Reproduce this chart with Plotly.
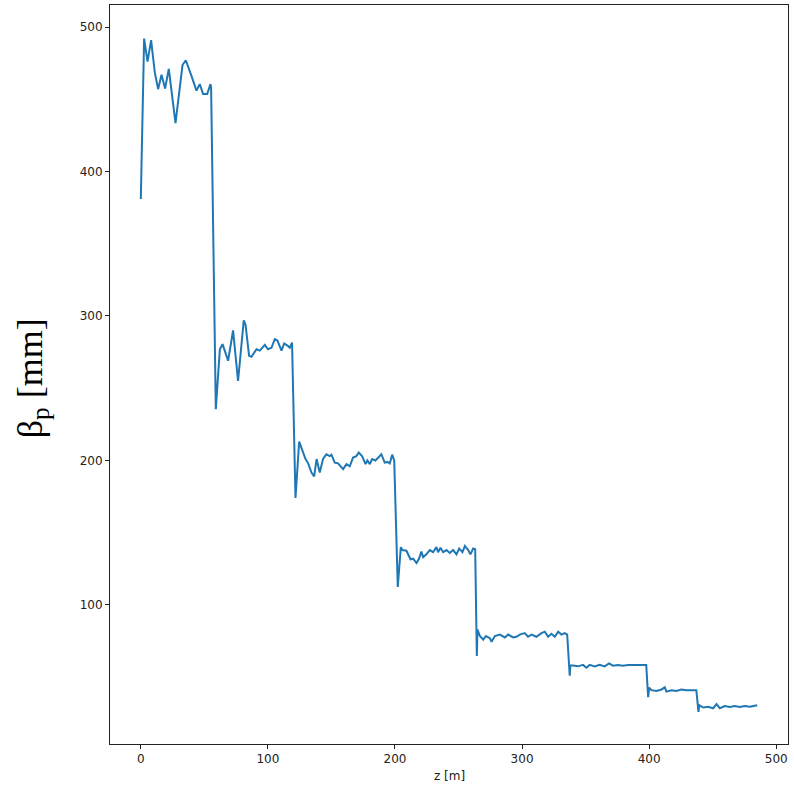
import plotly.graph_objects as go

# Beam beta function along the line, one list pair per lattice section
z_s1 = [0, 2.6, 5.3, 8.1, 11, 13.6, 16.3, 19.1, 22, 27.3, 32.8, 35.4, 39.9,
        43.8, 46.4, 49, 52.2, 54.8, 55.3]
beta_s1 = [381, 492, 476, 491, 468.6, 457, 467, 457.5, 471, 433.5, 473.7, 477,
           466, 456, 460.5, 453.6, 453.6, 460.5, 458]

z_s2 = [59, 62.2, 64.3, 68.7, 72.6, 76.5, 81, 82.4, 85.2, 87.1, 91, 93.6, 97.6,
        100, 102.8, 105.4, 107.5, 110.7, 112.8, 115.4, 117.2, 119]
beta_s2 = [235.5, 277, 280.5, 269, 290, 255, 297, 294, 272.4, 271.7, 277, 276,
           280, 277, 278, 284, 283, 276, 281, 279.5, 278, 281.6]

z_s3 = [121.7, 124.6, 126.4, 129.6, 131.7, 134.3, 136.4, 138.3, 140.8, 143.4,
        146, 148.7, 150, 152.6, 155.2, 159.2, 161.8, 164.4, 167, 169.6, 171.5,
        174.1, 176.8, 178.3, 180.2, 182, 184.6, 187.3, 189.3, 191.9, 194, 195.9,
        197.8, 199.4]
beta_s3 = [174, 213, 209, 201, 198, 191.6, 189, 201, 191.6, 201, 204.3, 203,
           204, 198.5, 198, 194, 197.5, 196, 202, 203, 205.4, 203, 197.5, 200,
           197.5, 201, 200, 202.5, 204.3, 198.5, 199, 198, 204, 200]

z_s4 = [202.2, 204.6, 205.8, 209, 212.2, 214.3, 216.9, 218.9, 220.8, 222.1,
        224.7, 227.4, 230, 232.6, 233.9, 235.8, 237.9, 240.5, 243.1, 245.7,
        248.4, 250.5, 253.1, 255, 257.6, 259.4, 261.5, 263.1]
beta_s4 = [112.4, 140, 138, 137.5, 131.6, 132, 129, 132, 137, 133, 135, 138,
           136.5, 140, 136.5, 139.6, 136.5, 138, 136, 138, 135, 139, 136.5,
           140.8, 138, 135, 139, 138.5]

z_s5 = [264.4, 264.9, 266.8, 269.4, 271.5, 274.6, 276, 278.6, 282.5, 286.5,
        289, 293, 295.6, 298.2, 302.1, 304.7, 307.4, 311.3, 315.2, 317.9,
        320.5, 323.1, 325.7, 328.4, 331, 333.6, 335.5]
beta_s5 = [64.6, 83, 78.5, 76, 78.5, 77, 74.5, 78.5, 79.5, 77.5, 79.5, 77.5,
           78, 79.5, 80.5, 78, 79.5, 78, 80.5, 81.5, 78, 80, 78, 81.5, 79.5,
           80.5, 79.5]

z_s6 = [337.5, 338, 340.1, 344, 348, 350.6, 353.2, 357.1, 361, 365, 368.4,
        371.5, 375.4, 379.4, 383.3, 387.2, 391.2, 395.1, 397.7]
beta_s6 = [51, 58, 58, 57.5, 58.5, 56.5, 58.5, 57.5, 58.5, 57.5, 59.5, 58,
           58.5, 58, 58.5, 58.5, 59, 58.5, 58.5]

z_s7 = [399.2, 400, 401.8, 405.7, 409.7, 412.3, 413.6, 417.5, 421.4, 425.4,
        429.3, 433.2, 437.1]
beta_s7 = [36.2, 42.7, 41, 40.5, 41.5, 43, 40, 41, 40.5, 41.5, 41, 41, 41]

z_s8 = [438.8, 439.4, 442.5, 446.4, 450.4, 453, 455.6, 459.5, 463.5, 467.4,
        471.3, 475.2, 479.2, 485]
beta_s8 = [26, 30.6, 29, 29.5, 28.5, 31.3, 28.5, 30, 29.3, 30, 29.3, 30, 29.5,
           30.6]

x_ticks = [0, 100, 200, 300, 400, 500]
y_ticks = [100, 200, 300, 400, 500]

z = z_s1 + z_s2 + z_s3 + z_s4 + z_s5 + z_s6 + z_s7 + z_s8
beta = beta_s1 + beta_s2 + beta_s3 + beta_s4 + beta_s5 + beta_s6 + beta_s7 + beta_s8

fig = go.Figure(
    go.Scatter(x=z, y=beta, mode="lines",
               line=dict(color="#1f77b4", width=2), showlegend=False)
)

axis_common = dict(
    showgrid=False, zeroline=False,
    showline=True, linecolor="#222", linewidth=1, mirror=True,
    ticks="outside", ticklen=4, tickwidth=1, tickcolor="#222",
    tickfont=dict(family="DejaVu Sans", size=12, color="#222"),
)

fig.update_layout(
    width=794, height=790, autosize=False,
    margin=dict(l=110, r=6, t=5, b=46),
    paper_bgcolor="white", plot_bgcolor="white",
    xaxis=dict(range=[-24.25, 509.25], tickvals=x_ticks, **axis_common),
    yaxis=dict(range=[3.75, 515.25], tickvals=y_ticks, **axis_common),
    annotations=[
        dict(text="z [m]", xref="paper", yref="paper", x=0.5, y=-0.0433,
             xanchor="center", yanchor="middle", showarrow=False,
             font=dict(family="DejaVu Sans", size=12, color="#222")),
        dict(text="β<sub>p</sub> [mm]", xref="paper", yref="paper",
             x=-0.115, y=0.495, xanchor="center", yanchor="middle",
             textangle=-90, showarrow=False,
             font=dict(family="Liberation Serif", size=36, color="black")),
    ],
)

fig.write_html("out.html")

_____

→ What to do
With the pictures left out, restate word for word every line of the data above, from the first down to the line that contains "80.5, 79.5]".

→ Response
Reproduce this chart with Plotly.
import plotly.graph_objects as go

# Beam beta function along the line, one list pair per lattice section
z_s1 = [0, 2.6, 5.3, 8.1, 11, 13.6, 16.3, 19.1, 22, 27.3, 32.8, 35.4, 39.9,
        43.8, 46.4, 49, 52.2, 54.8, 55.3]
beta_s1 = [381, 492, 476, 491, 468.6, 457, 467, 457.5, 471, 433.5, 473.7, 477,
           466, 456, 460.5, 453.6, 453.6, 460.5, 458]

z_s2 = [59, 62.2, 64.3, 68.7, 72.6, 76.5, 81, 82.4, 85.2, 87.1, 91, 93.6, 97.6,
        100, 102.8, 105.4, 107.5, 110.7, 112.8, 115.4, 117.2, 119]
beta_s2 = [235.5, 277, 280.5, 269, 290, 255, 297, 294, 272.4, 271.7, 277, 276,
           280, 277, 278, 284, 283, 276, 281, 279.5, 278, 281.6]

z_s3 = [121.7, 124.6, 126.4, 129.6, 131.7, 134.3, 136.4, 138.3, 140.8, 143.4,
        146, 148.7, 150, 152.6, 155.2, 159.2, 161.8, 164.4, 167, 169.6, 171.5,
        174.1, 176.8, 178.3, 180.2, 182, 184.6, 187.3, 189.3, 191.9, 194, 195.9,
        197.8, 199.4]
beta_s3 = [174, 213, 209, 201, 198, 191.6, 189, 201, 191.6, 201, 204.3, 203,
           204, 198.5, 198, 194, 197.5, 196, 202, 203, 205.4, 203, 197.5, 200,
           197.5, 201, 200, 202.5, 204.3, 198.5, 199, 198, 204, 200]

z_s4 = [202.2, 204.6, 205.8, 209, 212.2, 214.3, 216.9, 218.9, 220.8, 222.1,
        224.7, 227.4, 230, 232.6, 233.9, 235.8, 237.9, 240.5, 243.1, 245.7,
        248.4, 250.5, 253.1, 255, 257.6, 259.4, 261.5, 263.1]
beta_s4 = [112.4, 140, 138, 137.5, 131.6, 132, 129, 132, 137, 133, 135, 138,
           136.5, 140, 136.5, 139.6, 136.5, 138, 136, 138, 135, 139, 136.5,
           140.8, 138, 135, 139, 138.5]

z_s5 = [264.4, 264.9, 266.8, 269.4, 271.5, 274.6, 276, 278.6, 282.5, 286.5,
        289, 293, 295.6, 298.2, 302.1, 304.7, 307.4, 311.3, 315.2, 317.9,
        320.5, 323.1, 325.7, 328.4, 331, 333.6, 335.5]
beta_s5 = [64.6, 83, 78.5, 76, 78.5, 77, 74.5, 78.5, 79.5, 77.5, 79.5, 77.5,
           78, 79.5, 80.5, 78, 79.5, 78, 80.5, 81.5, 78, 80, 78, 81.5, 79.5,
           80.5, 79.5]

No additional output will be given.